_WHAT IS BEING ASKED_
Retype nothing but the lines from the start of the material up to and including the line with "2250000, 6120000, 16300000];". Pictures don't belong in the copy.

_DATA SECTION_
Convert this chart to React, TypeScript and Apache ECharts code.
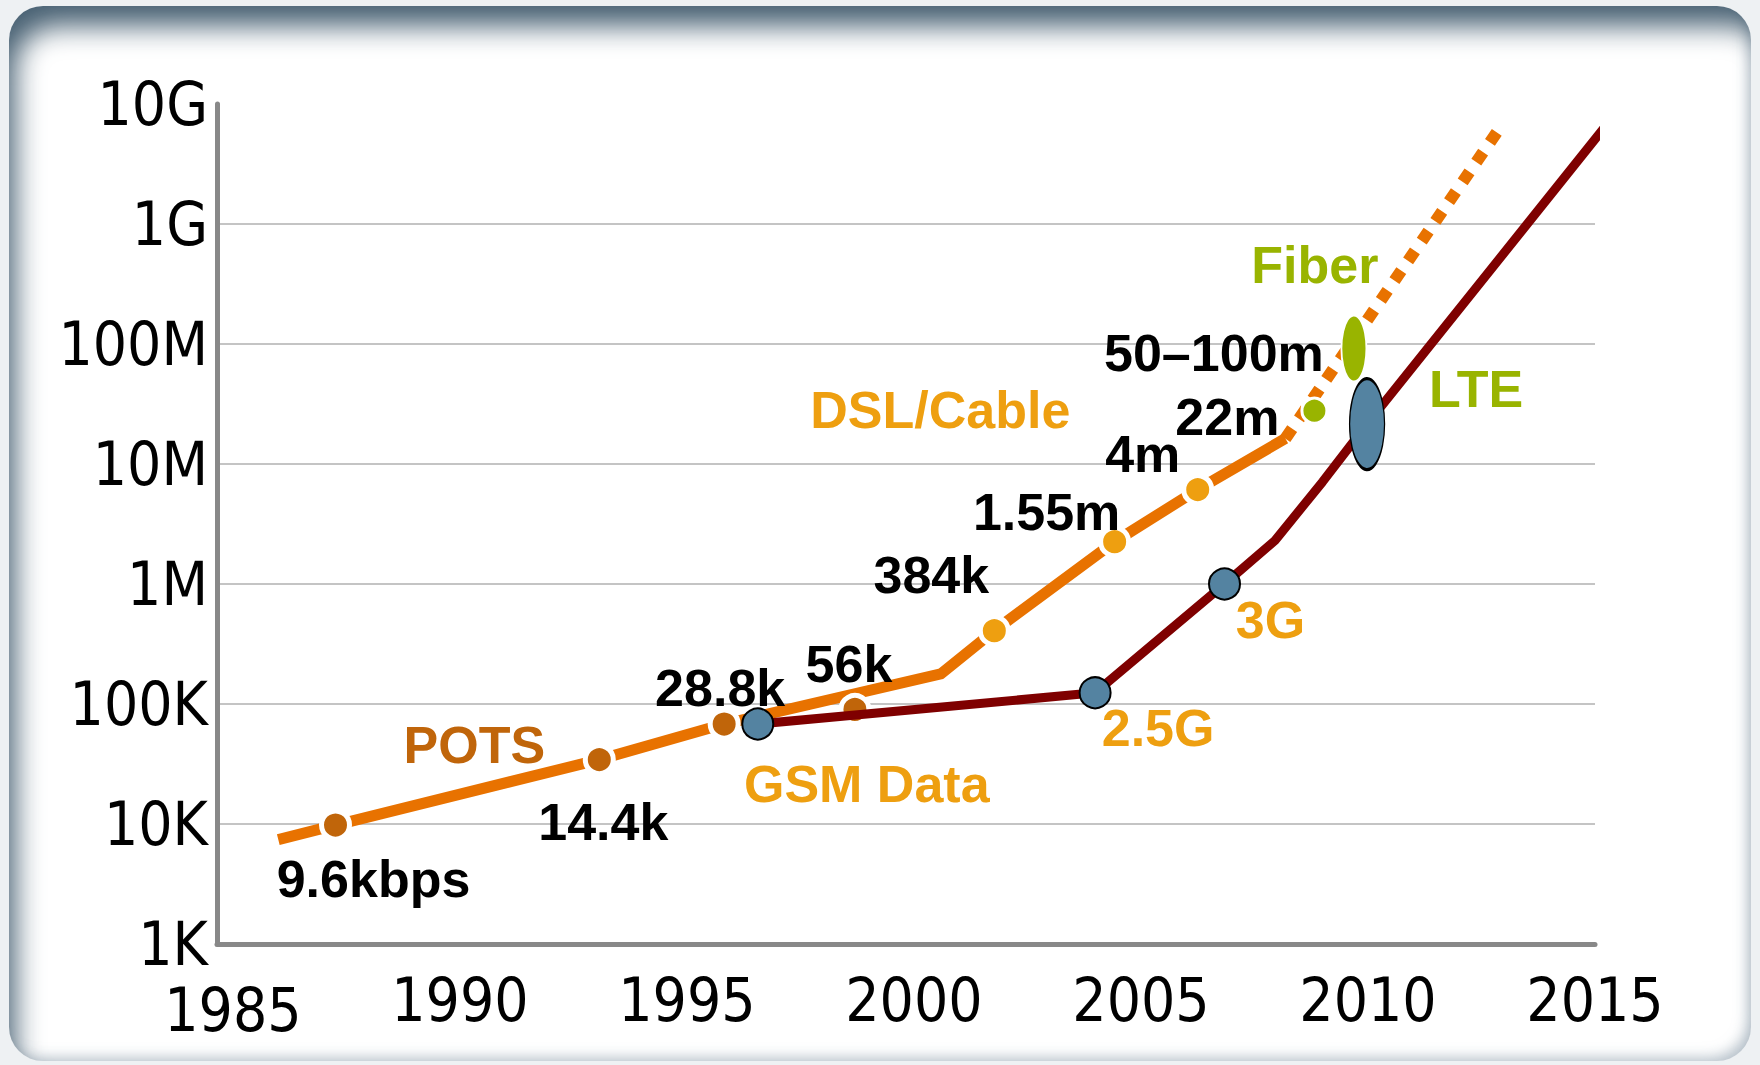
import React, { useEffect, useRef } from "react";
import * as echarts from "echarts";

// ---------- axis ticks ----------
const yearTicks = [1985, 1990, 1995, 2000, 2005, 2010, 2015];
const rateTicks = [1e3, 1e4, 1e5, 1e6, 1e7, 1e8, 1e9, 1e10];
const rateTickLabels = ["1K", "10K", "100K", "1M", "10M", "100M", "1G", "10G"];

// ---------- wireline path (POTS -> DSL/Cable), bps ----------
const wireYears = [1986.0, 1987.26, 1993.07, 1995.82, 2000.59, 2001.77, 2004.42, 2006.25, 2008.18];
const wireBps = [7400, 9800, 34400, 68100, 178000, 408000, 2250000, 6120000, 16300000];

// ---------- projected fiber trend (dotted) ----------
const trendYears = [2008.18, 2012.88];
const trendBps = [16300000, 6.12e9];

// ---------- cellular path ----------
const cellYears = [1996.56, 2003.99, 2006.84, 2007.95, 2009.0, 2009.98, 2015.37];
const cellBps = [68100, 124000, 1000000, 2300000, 7100000, 21500000, 7.6e9];

// ---------- milestone dots ----------
const potsDotNames = ["9.6kbps", "14.4k", "28.8k", "56k"];
const potsDotYears = [1987.26, 1993.07, 1995.82, 1998.7];
const potsDotBps = [9800, 34400, 68100, 90000];

const dslDotNames = ["384k", "1.55m", "4m"];
const dslDotYears = [2001.77, 2004.42, 2006.25];
const dslDotBps = [408000, 2250000, 6120000];

const fiberDotNames = ["22m", "50–100m"];
const fiberDotYears = [2008.82, 2009.69];
const fiberDotBps = [27800000, 91800000];

const cellDotNames = ["GSM Data", "2.5G", "3G", "LTE"];
const cellDotYears = [1996.56, 2003.99, 2006.84, 2009.98];
const cellDotBps = [68100, 124000, 1000000, 21500000];

// ---------- colours ----------
const ORANGE = "#E87200";
const BROWN = "#C0650A";
const AMBER = "#EE9F10";
const GREEN = "#99B400";
const DARKRED = "#7F0000";
const BLUE = "#5483A1";

// label text -> [anchor dot name, offset x, offset y, colour]
const labelSpecs: [string, string, number, number, string][] = [
  ["9.6kbps", "9.6kbps", 38, 54, "#000"],
  ["14.4k", "14.4k", 4, 62, "#000"],
  ["28.8k", "28.8k", -4, -36, "#000"],
  ["56k", "56k", -6, -45, "#000"],
  ["384k", "384k", -63, -56, "#000"],
  ["1.55m", "1.55m", -68, -30, "#000"],
  ["4m", "4m", -55, -36, "#000"],
  ["22m", "22m", -87, 6, "#000"],
  ["50–100m", "50–100m", -140, 5, "#000"],
  ["Fiber", "50–100m", -39, -83, GREEN],
  ["LTE", "LTE", 109, -35, GREEN],
  ["GSM Data", "GSM Data", 109, 60, AMBER],
  ["2.5G", "2.5G", 63, 35, AMBER],
  ["3G", "3G", 46, 36, AMBER],
  ["POTS", "14.4k", -125, -15, BROWN],
  ["DSL/Cable", "384k", -54, -221, AMBER],
];

const AXIS_FONT = "'Comic Sans MS', 'Liberation Sans Narrow', 'DejaVu Sans Condensed', sans-serif";
const LABEL_FONT = "'Liberation Sans', Arial, sans-serif";

function zip(xs: number[], ys: number[]) {
  return xs.map((x, i) => [x, ys[i]]);
}

export default function App() {
  const ref = useRef<HTMLDivElement>(null);

  useEffect(() => {
    if (!ref.current) return;
    const chart = echarts.init(ref.current, null, { renderer: "svg" });

    const anchors: Record<string, number[]> = {};
    const addAnchors = (names: string[], ys: number[], vs: number[]) =>
      names.forEach((n, i) => (anchors[n] = [ys[i], vs[i]]));
    addAnchors(potsDotNames, potsDotYears, potsDotBps);
    addAnchors(dslDotNames, dslDotYears, dslDotBps);
    addAnchors(fiberDotNames, fiberDotYears, fiberDotBps);
    addAnchors(cellDotNames, cellDotYears, cellDotBps);

    const labelData = labelSpecs.map(([text, anchor, dx, dy, color]) => ({
      value: anchors[anchor],
      label: {
        show: true,
        position: "inside",
        formatter: text,
        offset: [dx, dy],
        color,
        opacity: 1,
        fontSize: 52,
        fontWeight: "bold",
        fontFamily: LABEL_FONT,
      },
    }));

    const yearStyle = { fontSize: 60, color: "#000", fontFamily: AXIS_FONT };

    const option: any = {
      animation: false,
      backgroundColor: "transparent",
      grid: { left: 217, right: 165, top: 104, bottom: 121, containLabel: false, outerBoundsMode: "none" },
      xAxis: {
        type: "value",
        min: 1984.65,
        max: 2015,
        axisLine: { show: true, lineStyle: { color: "#888888", width: 5 } },
        axisTick: { show: false },
        splitLine: { show: false },
        axisLabel: {
          customValues: yearTicks,
          showMinLabel: true,
          showMaxLabel: true,
          ...yearStyle,
          margin: 26,
          formatter: (v: number) => {
            const y = Math.round(v);
            return y === yearTicks[0] ? `{low|${y}}` : `{n|${y}}`;
          },
          rich: {
            low: { ...yearStyle, padding: [10, 0, 0, 0] },
            n: { ...yearStyle },
          },
        },
      },
      yAxis: {
        type: "log",
        logBase: 10,
        min: rateTicks[0],
        max: rateTicks[rateTicks.length - 1],
        axisLine: { show: true, onZero: false, lineStyle: { color: "#888888", width: 5 } },
        axisTick: { show: false },
        splitLine: {
          show: true,
          showMinLine: false,
          showMaxLine: false,
          lineStyle: { color: "#C4C4C4", width: 2 },
        },
        axisLabel: {
          fontSize: 60,
          color: "#000",
          fontFamily: AXIS_FONT,
          margin: 9,
          padding: [12, 0, 0, 0],
          formatter: (v: number) => {
            const i = rateTicks.findIndex((t) => Math.abs(Math.log10(t) - Math.log10(v)) < 1e-6);
            return i >= 0 ? rateTickLabels[i] : "";
          },
        },
      },
      series: [
        {
          name: "POTS / DSL",
          type: "line",
          data: zip(wireYears, wireBps),
          symbol: "none",
          clip: false,
          silent: true,
          z: 2,
          lineStyle: { color: ORANGE, width: 11, join: "round" },
        },
        {
          name: "Fiber trend",
          type: "line",
          data: zip(trendYears, trendBps),
          symbol: "none",
          clip: false,
          silent: true,
          z: 2,
          lineStyle: { color: ORANGE, width: 12, type: [12, 12] },
        },
        {
          name: "POTS dots",
          type: "scatter",
          data: zip(potsDotYears, potsDotBps),
          symbolSize: 28,
          clip: false,
          silent: true,
          z: 3,
          itemStyle: { color: BROWN, borderColor: "#fff", borderWidth: 5, opacity: 1 },
        },
        {
          name: "DSL dots",
          type: "scatter",
          data: zip(dslDotYears, dslDotBps),
          symbolSize: 28,
          clip: false,
          silent: true,
          z: 3,
          itemStyle: { color: AMBER, borderColor: "#fff", borderWidth: 5, opacity: 1 },
        },
        {
          name: "Fiber dots",
          type: "scatter",
          data: [
            { value: [fiberDotYears[0], fiberDotBps[0]], symbolSize: 25 },
            { value: [fiberDotYears[1], fiberDotBps[1]], symbolSize: [25, 69] },
          ],
          clip: false,
          silent: true,
          z: 3,
          itemStyle: { color: GREEN, borderColor: "#fff", borderWidth: 3, opacity: 1 },
        },
        {
          name: "Cellular",
          type: "line",
          data: zip(cellYears, cellBps),
          symbol: "none",
          clip: false,
          silent: true,
          z: 4,
          lineStyle: { color: DARKRED, width: 9, join: "round" },
        },
        {
          name: "Cellular dots",
          type: "scatter",
          data: cellDotYears.map((y, i) => ({
            value: [y, cellDotBps[i]],
            symbolSize: cellDotNames[i] === "LTE" ? [35, 91] : 31,
          })),
          clip: false,
          silent: true,
          z: 5,
          itemStyle: { color: BLUE, borderColor: "#000", borderWidth: 2, opacity: 1 },
        },
        {
          name: "Labels",
          type: "scatter",
          data: labelData,
          symbolSize: 1,
          clip: false,
          silent: true,
          z: 6,
          itemStyle: { color: "transparent", opacity: 1 },
        },
      ],
    };

    chart.setOption(option);
    return () => chart.dispose();
  }, []);

  return (
    <div style={{ position: "absolute", left: 0, top: 0, width: 1760, height: 1065, background: "#eef1f3", overflow: "hidden" }}>
      <div
        style={{
          position: "absolute",
          left: 9,
          top: 6,
          width: 1742,
          height: 1055,
          borderRadius: 34,
          background: "#ffffff",
          boxShadow:
            "inset 14px 28px 28px -8px rgba(66,92,110,0.97), inset -8px -8px 14px -5px rgba(120,140,156,0.55)",
        }}
      />
      <div ref={ref} style={{ position: "absolute", left: 0, top: 0, width: 1760, height: 1065 }} />
    </div>
  );
}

_IN RESPONSE_
Convert this chart to React, TypeScript and Apache ECharts code.
import React, { useEffect, useRef } from "react";
import * as echarts from "echarts";

// ---------- axis ticks ----------
const yearTicks = [1985, 1990, 1995, 2000, 2005, 2010, 2015];
const rateTicks = [1e3, 1e4, 1e5, 1e6, 1e7, 1e8, 1e9, 1e10];
const rateTickLabels = ["1K", "10K", "100K", "1M", "10M", "100M", "1G", "10G"];

// ---------- wireline path (POTS -> DSL/Cable), bps ----------
const wireYears = [1986.0, 1987.26, 1993.07, 1995.82, 2000.59, 2001.77, 2004.42, 2006.25, 2008.18];
const wireBps = [7400, 9800, 34400, 68100, 178000, 408000, 2250000, 6120000, 16300000];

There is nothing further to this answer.